Le mouvement islamiste et le ministère de la Santé à Gaza démentent et ont, à plusieurs reprises, réclamé la visite de «commissions d'enquêtes internationales».
Des chars israéliens sont désormais entrés à l'intérieur du complexe, postés devant différents services, dont celui des urgences.
Ces derniers jours déjà, les générateurs ont cessé de tourner faute de carburant, dont aucune goutte n'est entrée à Gaza depuis le début de la guerre le 7 octobre. Deux jours plus tard, Israël avait imposé un «siège complet» aux 2,4 millions d'habitants de la bande de Gaza.
Israël affirme avoir livré des couveuses
Au moins neuf bébés prématurés sont morts après avoir été sortis de leurs couveuses, tandis que 27 malades en soins intensifs sont décédés parce qu'ils n'avaient plus de respirateur en état de marche, selon le ministère de la Santé du Hamas.
Une fosse commune creusée dans le complexe renferme déjà «179 corps» selon le directeur de l'hôpital, le docteur Mohammed Abou Salmiya.
L'armée israélienne assure avoir envoyé «des équipes médicales» et des soldats «parlant arabe» pour son «opération ciblée» sur «une zone spécifique» d'Al-Shifa.
Elle a aussi annoncé ce 15 novembre avoir «livré des couveuses, de la nourriture pour bébé et du matériel médical» en marge de son «opération».

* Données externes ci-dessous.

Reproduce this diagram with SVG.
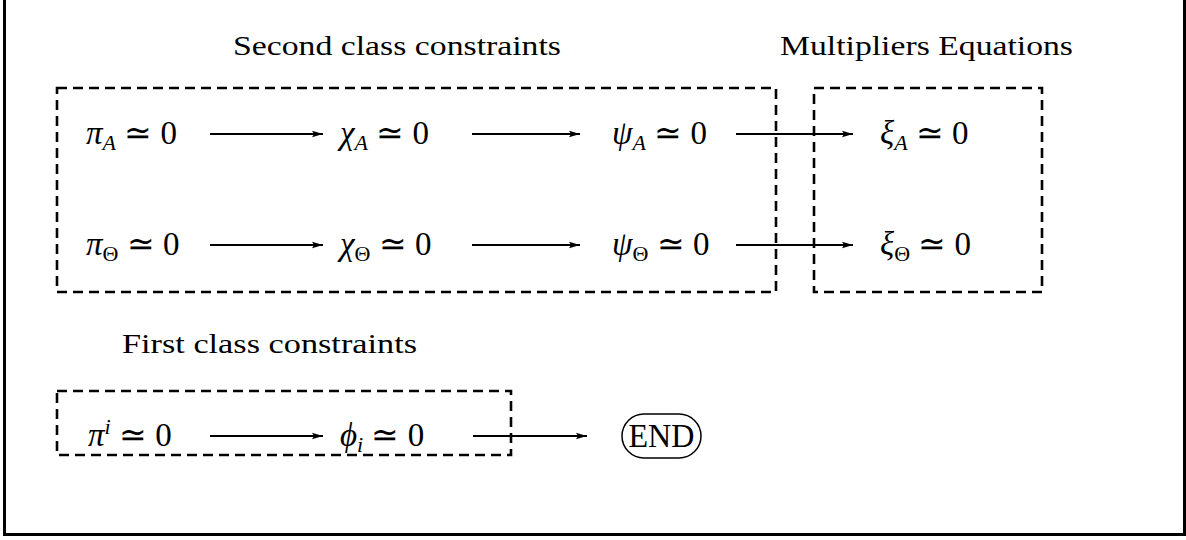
<svg xmlns="http://www.w3.org/2000/svg" width="1186" height="540" viewBox="0 0 1186 540">
<style>
text{font-family:"Liberation Serif","Times New Roman",Tinos,"Nimbus Roman",serif;fill:#000}
.t{font-size:28px}
.m{font-size:33px}
.i{font-style:italic}
.s{font-size:22px}
.box{fill:none;stroke:#000;stroke-width:2.6;stroke-dasharray:10 6}
.c{stroke:#000;stroke-width:2.2;fill:none;marker-end:url(#ah)}
</style>
<defs>
<marker id="ah" markerWidth="12" markerHeight="8" refX="11" refY="4" orient="auto" markerUnits="userSpaceOnUse">
<path d="M0,0.8 L11,4 L0,7.2 L2,4 Z" fill="#000"/>
</marker>
</defs>
<rect width="1186" height="540" fill="#fff"/>
<path d="M4.5,0 V534.5 H1184.5 V0" fill="none" stroke="#000" stroke-width="3"/>
<g id="titles">
<text class="t" x="233" y="55" textLength="328" lengthAdjust="spacingAndGlyphs">Second class constraints</text>
<text class="t" x="780" y="55" textLength="293" lengthAdjust="spacingAndGlyphs">Multipliers Equations</text>
<text class="t" x="122" y="353" textLength="295" lengthAdjust="spacingAndGlyphs">First class constraints</text>
</g>
<g id="boxes">
<rect id="second-class" class="box" x="57" y="88" width="719" height="204"/>
<rect id="multipliers" class="box" x="814" y="88" width="228" height="204"/>
<rect id="first-class" class="box" x="57" y="391" width="454" height="64"/>
</g>
<g id="connectors">
<line class="c" x1="210" y1="134" x2="323" y2="134"/>
<line class="c" x1="472" y1="134" x2="580" y2="134"/>
<line class="c" x1="736" y1="134" x2="853" y2="134"/>
<line class="c" x1="210" y1="245" x2="323" y2="245"/>
<line class="c" x1="472" y1="245" x2="580" y2="245"/>
<line class="c" x1="736" y1="245" x2="853" y2="245"/>
<line class="c" x1="210" y1="436" x2="323" y2="436"/>
<line class="c" x1="473" y1="436" x2="587" y2="436"/>
</g>
<g id="piA"><text class="m" x="86" y="144"><tspan class="i">π</tspan><tspan class="i s" dy="6">A</tspan><tspan dy="-6"> ≃ 0</tspan></text></g>
<g id="chiA"><text class="m" x="340" y="144"><tspan class="i">χ</tspan><tspan class="i s" dy="6">A</tspan><tspan dy="-6"> ≃ 0</tspan></text></g>
<g id="psiA"><text class="m" x="612" y="144"><tspan class="i">ψ</tspan><tspan class="i s" dy="6">A</tspan><tspan dy="-6"> ≃ 0</tspan></text></g>
<g id="xiA"><text class="m" x="880" y="144"><tspan class="i">ξ</tspan><tspan class="i s" dy="6">A</tspan><tspan dy="-6"> ≃ 0</tspan></text></g>
<g id="piTh"><text class="m" x="86" y="255"><tspan class="i">π</tspan><tspan class="s" dy="6">Θ</tspan><tspan dy="-6"> ≃ 0</tspan></text></g>
<g id="chiTh"><text class="m" x="340" y="255"><tspan class="i">χ</tspan><tspan class="s" dy="6">Θ</tspan><tspan dy="-6"> ≃ 0</tspan></text></g>
<g id="psiTh"><text class="m" x="612" y="255"><tspan class="i">ψ</tspan><tspan class="s" dy="6">Θ</tspan><tspan dy="-6"> ≃ 0</tspan></text></g>
<g id="xiTh"><text class="m" x="880" y="255"><tspan class="i">ξ</tspan><tspan class="s" dy="6">Θ</tspan><tspan dy="-6"> ≃ 0</tspan></text></g>
<g id="pii"><text class="m" x="88" y="446"><tspan class="i">π</tspan><tspan class="i s" dy="-12">i</tspan><tspan dy="12"> ≃ 0</tspan></text></g>
<g id="phii"><text class="m" x="340" y="446"><tspan class="i">ϕ</tspan><tspan class="i s" dy="6">i</tspan><tspan dy="-6"> ≃ 0</tspan></text></g>
<g id="end">
<rect x="622" y="414" width="79" height="44" rx="22" ry="22" fill="none" stroke="#000" stroke-width="1.5"/>
<text class="m" x="661.5" y="447" text-anchor="middle" textLength="66" lengthAdjust="spacingAndGlyphs">END</text>
</g>
</svg>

Si, chaque jour, l'ONU, des ONG internationales et l'Organisation mondiale de la santé (OMS) répètent qu'un hôpital «ne devrait jamais être attaqué», pour Israël, l'entrée de ses troupes à Al-Shifa ne viole pas le droit international. Pour le Hamas, c'est «un crime de guerre et un crime contre l'humanité».
Le 7 octobre, le mouvement islamiste a lancé une attaque d'une ampleur inédite en Israël. Environ 1 200 personnes ont été tuées, en majorité des civils, selon les autorités israéliennes. Depuis, l'armée israélienne bombarde jour et nuit la bande de Gaza depuis les airs, la mer et le sol. Plus de 11 000 Palestiniens ont été tués dans ces frappes, selon le ministère de la Santé du Hamas, pour deux tiers des femmes et des enfants.